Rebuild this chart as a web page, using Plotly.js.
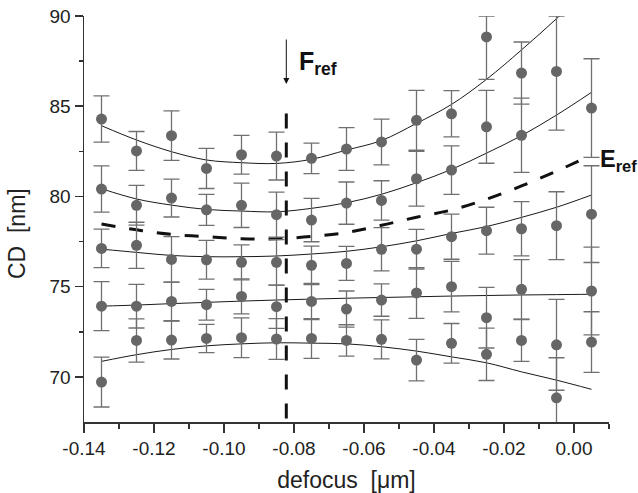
<!DOCTYPE html>
<html>
<head>
<meta charset="utf-8">
<script src="https://cdn.plot.ly/plotly-3.0.1.min.js"></script>
<style>html,body{margin:0;padding:0;background:#fff;}#chart{width:638px;height:493px;}</style>
</head>
<body>
<div id="chart"></div>
<script>
// ---- data ----
const defocus = [-0.135, -0.125, -0.115, -0.105, -0.095, -0.085, -0.075, -0.065, -0.055, -0.045, -0.035, -0.025, -0.015, -0.005, 0.005];

const cd1  = [84.29, 82.52, 83.37, 81.55, 82.31, 82.24, 82.11, 82.63, 83.02, 84.22, 84.58, 88.84, 86.84, 86.93, null];
const err1 = [1.28, 1.08, 1.37, 1.11, 1.07, 1.33, 0.84, 1.18, 1.27, 1.66, 1.28, 2.35, 1.72, 3.25, null];
// upper bars as visible (two run off the top of the frame at 90 nm)
const err1Up = [1.28, 1.08, 1.37, 1.11, 1.07, 1.33, 0.84, 1.18, 1.27, 1.66, 1.28, 1.16, 1.72, 3.07, null];
const cd2  = [80.41, 79.51, 79.91, 79.26, 79.51, 78.99, 78.69, 79.63, 79.78, 80.98, 81.46, 83.86, 83.39, null, 84.90];
const err2 = [1.28, 1.10, 1.05, 0.86, 1.23, 1.25, 1.20, 1.17, 1.09, 1.52, 1.34, 2.02, 2.06, null, 2.73];
const cd3  = [77.12, 77.29, 76.51, 76.49, 76.35, 76.35, 76.18, 76.29, 77.07, 77.08, 77.77, 78.10, 78.21, 78.38, 79.02];
const err3 = [1.07, 1.28, 1.26, 1.07, 0.97, 1.26, 1.07, 0.94, 1.20, 1.10, 1.25, 1.30, 1.50, 1.88, 2.68];
const cd4  = [73.92, 73.92, 74.18, 74.00, 74.46, 73.89, 74.18, 73.76, 74.26, 74.65, 75.00, 73.28, 74.85, 71.78, 74.76];
const err4 = [1.36, 1.21, 1.07, 0.85, 0.97, 1.20, 1.00, 1.00, 0.90, 1.41, 1.40, 1.68, 1.65, 2.52, 2.43];
const cd5  = [69.71, 72.02, 72.04, 72.13, 72.17, 72.10, 72.13, 72.02, 72.08, 70.93, 71.86, 71.25, 72.02, 68.84, 71.93];
const err5 = [1.38, 1.20, 1.05, 0.78, 1.10, 1.13, 1.10, 0.87, 1.08, 1.15, 1.10, 1.45, 1.16, 2.22, 1.68];

// fitted curves, read at the same defocus positions
const fit1 = [83.92, 83.13, 82.48, 82.02, 81.87, 81.83, 82.06, 82.57, 83.10, 84.05, 85.10, 86.49, 88.12, 89.85, 91.70];
const fit2 = [80.43, 79.86, 79.52, 79.28, 79.19, 79.15, 79.34, 79.65, 80.12, 80.76, 81.50, 82.40, 83.37, 84.51, 85.77];
const fit3 = [77.08, 76.90, 76.73, 76.66, 76.66, 76.70, 76.81, 76.96, 77.21, 77.54, 77.95, 78.33, 78.84, 79.40, 80.08];
const fit4 = [73.92, 73.98, 74.06, 74.13, 74.20, 74.26, 74.31, 74.36, 74.40, 74.44, 74.48, 74.51, 74.54, 74.56, 74.58];
const fit5 = [70.86, 71.23, 71.52, 71.72, 71.83, 71.89, 71.87, 71.83, 71.67, 71.43, 71.11, 70.78, 70.28, 69.82, 69.31];
const fitERef = [78.47, 78.15, 77.90, 77.77, 77.65, 77.66, 77.78, 78.00, 78.40, 78.85, 79.25, 79.85, 80.58, 81.40, 82.30];

// reference focus line
const fRefX = [-0.0822, -0.0822];
const fRefY = [84.6, 67.5];
const fRefArrowTip = 86.23;

// tick labels
const xTickVals = [-0.14, -0.12, -0.10, -0.08, -0.06, -0.04, -0.02, 0.00];
const xTickText = ["-0.14", "-0.12", "-0.10", "-0.08", "-0.06", "-0.04", "-0.02", "0.00"];
const xMinorVals = [-0.13, -0.11, -0.09, -0.07, -0.05, -0.03, -0.01, 0.01];
const yTickVals = [70, 75, 80, 85, 90];
const yTickText = ["70", "75", "80", "85", "90"];
const yMinorVals = [72.5, 77.5, 82.5, 87.5];

// ---- traces ----
const fits = [fit1, fit2, fit3, fit4, fit5];
const cds = [cd1, cd2, cd3, cd4, cd5];
const errs = [err1, err2, err3, err4, err5];
const errsUp = [err1Up, err2, err3, err4, err5];
const traces = [];
fits.forEach(f => traces.push({
  x: defocus, y: f, mode: 'lines', type: 'scatter', hoverinfo: 'skip',
  line: {color: '#1a1a1a', width: 1, shape: 'spline', smoothing: 1}
}));
traces.push({
  x: defocus, y: fitERef, mode: 'lines', type: 'scatter',
  line: {color: '#111', width: 3, dash: '14px,14px', shape: 'spline', smoothing: 1}
});
cds.forEach((c, i) => traces.push({
  x: defocus, y: c, mode: 'markers', type: 'scatter',
  marker: {size: 11, color: '#666666'},
  error_y: {type: 'data', symmetric: false, array: errsUp[i], arrayminus: errs[i], visible: true,
            color: '#707070', thickness: 1.3, width: 8}
}));
traces.push({
  x: fRefX, y: fRefY, mode: 'lines', type: 'scatter',
  line: {color: '#111', width: 3, dash: '15px,14px'}
});

const axisCommon = {
  showgrid: false, zeroline: false, showline: true, linecolor: '#333', linewidth: 1.5,
  ticks: 'outside', tickcolor: '#333', tickwidth: 1.5, mirror: false,
  tickfont: {size: 19, color: '#222', family: 'Liberation Sans, Arial, sans-serif'}
};

const layout = {
  width: 638, height: 493,
  margin: {l: 84, r: 29, t: 16, b: 71},
  paper_bgcolor: '#fff', plot_bgcolor: '#fff',
  showlegend: false,
  font: {family: 'Liberation Sans, Arial, sans-serif', color: '#222'},
  xaxis: Object.assign({}, axisCommon, {
    range: [-0.14, 0.01], tickmode: 'array', tickvals: xTickVals, ticktext: xTickText, ticklen: 9,
    minor: {tickmode: 'array', tickvals: xMinorVals, ticklen: 5, tickwidth: 1.5, tickcolor: '#333', ticks: 'outside'},
    title: {text: 'defocus\u00A0 [\u03BCm]', font: {size: 23, color: '#222'}, standoff: 14}
  }),
  yaxis: Object.assign({}, axisCommon, {
    range: [67.5, 90], tickmode: 'array', tickvals: yTickVals, ticktext: yTickText, ticklen: 8,
    minor: {tickmode: 'array', tickvals: yMinorVals, ticklen: 4, tickwidth: 1.5, tickcolor: '#333', ticks: 'outside'}
  }),
  annotations: [
    {x: -0.1276, y: 0.463, xref: 'paper', yref: 'paper', text: 'CD\u00A0 [nm]', textangle: -90,
     showarrow: false, xanchor: 'center', yanchor: 'middle', font: {size: 23, color: '#222'}},
    {x: fRefX[0], y: fRefArrowTip, xref: 'x', yref: 'y', text: '', showarrow: true,
     ax: 0, ay: -46, arrowhead: 2, arrowsize: 1.2, arrowwidth: 1, arrowcolor: '#111'},
    {x: -0.0791, y: 87.4, xref: 'x', yref: 'y', text: '<b>F<sub>ref</sub></b>', showarrow: false,
     xanchor: 'left', yanchor: 'middle', font: {size: 25, color: '#111'}},
    {x: 0.00705, y: 82.0, xref: 'x', yref: 'y', text: '<b>E<sub>ref</sub></b>', showarrow: false,
     xanchor: 'left', yanchor: 'middle', font: {size: 23.5, color: '#111'}, borderpad: 0}
  ]
};

Plotly.newPlot('chart', traces, layout, {staticPlot: true, displayModeBar: false});
</script>
</body>
</html>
===
WRITTEN REQUEST
Please reproduce the listing exactly from its opening line through the line that contains "1.16, 2.22, 1.68];", both included, with all pictures omitted.

ANSWER TO THIS PROBLEM
Rebuild this chart as a web page, using Plotly.js.
<!DOCTYPE html>
<html>
<head>
<meta charset="utf-8">
<script src="https://cdn.plot.ly/plotly-3.0.1.min.js"></script>
<style>html,body{margin:0;padding:0;background:#fff;}#chart{width:638px;height:493px;}</style>
</head>
<body>
<div id="chart"></div>
<script>
// ---- data ----
const defocus = [-0.135, -0.125, -0.115, -0.105, -0.095, -0.085, -0.075, -0.065, -0.055, -0.045, -0.035, -0.025, -0.015, -0.005, 0.005];

const cd1  = [84.29, 82.52, 83.37, 81.55, 82.31, 82.24, 82.11, 82.63, 83.02, 84.22, 84.58, 88.84, 86.84, 86.93, null];
const err1 = [1.28, 1.08, 1.37, 1.11, 1.07, 1.33, 0.84, 1.18, 1.27, 1.66, 1.28, 2.35, 1.72, 3.25, null];
// upper bars as visible (two run off the top of the frame at 90 nm)
const err1Up = [1.28, 1.08, 1.37, 1.11, 1.07, 1.33, 0.84, 1.18, 1.27, 1.66, 1.28, 1.16, 1.72, 3.07, null];
const cd2  = [80.41, 79.51, 79.91, 79.26, 79.51, 78.99, 78.69, 79.63, 79.78, 80.98, 81.46, 83.86, 83.39, null, 84.90];
const err2 = [1.28, 1.10, 1.05, 0.86, 1.23, 1.25, 1.20, 1.17, 1.09, 1.52, 1.34, 2.02, 2.06, null, 2.73];
const cd3  = [77.12, 77.29, 76.51, 76.49, 76.35, 76.35, 76.18, 76.29, 77.07, 77.08, 77.77, 78.10, 78.21, 78.38, 79.02];
const err3 = [1.07, 1.28, 1.26, 1.07, 0.97, 1.26, 1.07, 0.94, 1.20, 1.10, 1.25, 1.30, 1.50, 1.88, 2.68];
const cd4  = [73.92, 73.92, 74.18, 74.00, 74.46, 73.89, 74.18, 73.76, 74.26, 74.65, 75.00, 73.28, 74.85, 71.78, 74.76];
const err4 = [1.36, 1.21, 1.07, 0.85, 0.97, 1.20, 1.00, 1.00, 0.90, 1.41, 1.40, 1.68, 1.65, 2.52, 2.43];
const cd5  = [69.71, 72.02, 72.04, 72.13, 72.17, 72.10, 72.13, 72.02, 72.08, 70.93, 71.86, 71.25, 72.02, 68.84, 71.93];
const err5 = [1.38, 1.20, 1.05, 0.78, 1.10, 1.13, 1.10, 0.87, 1.08, 1.15, 1.10, 1.45, 1.16, 2.22, 1.68];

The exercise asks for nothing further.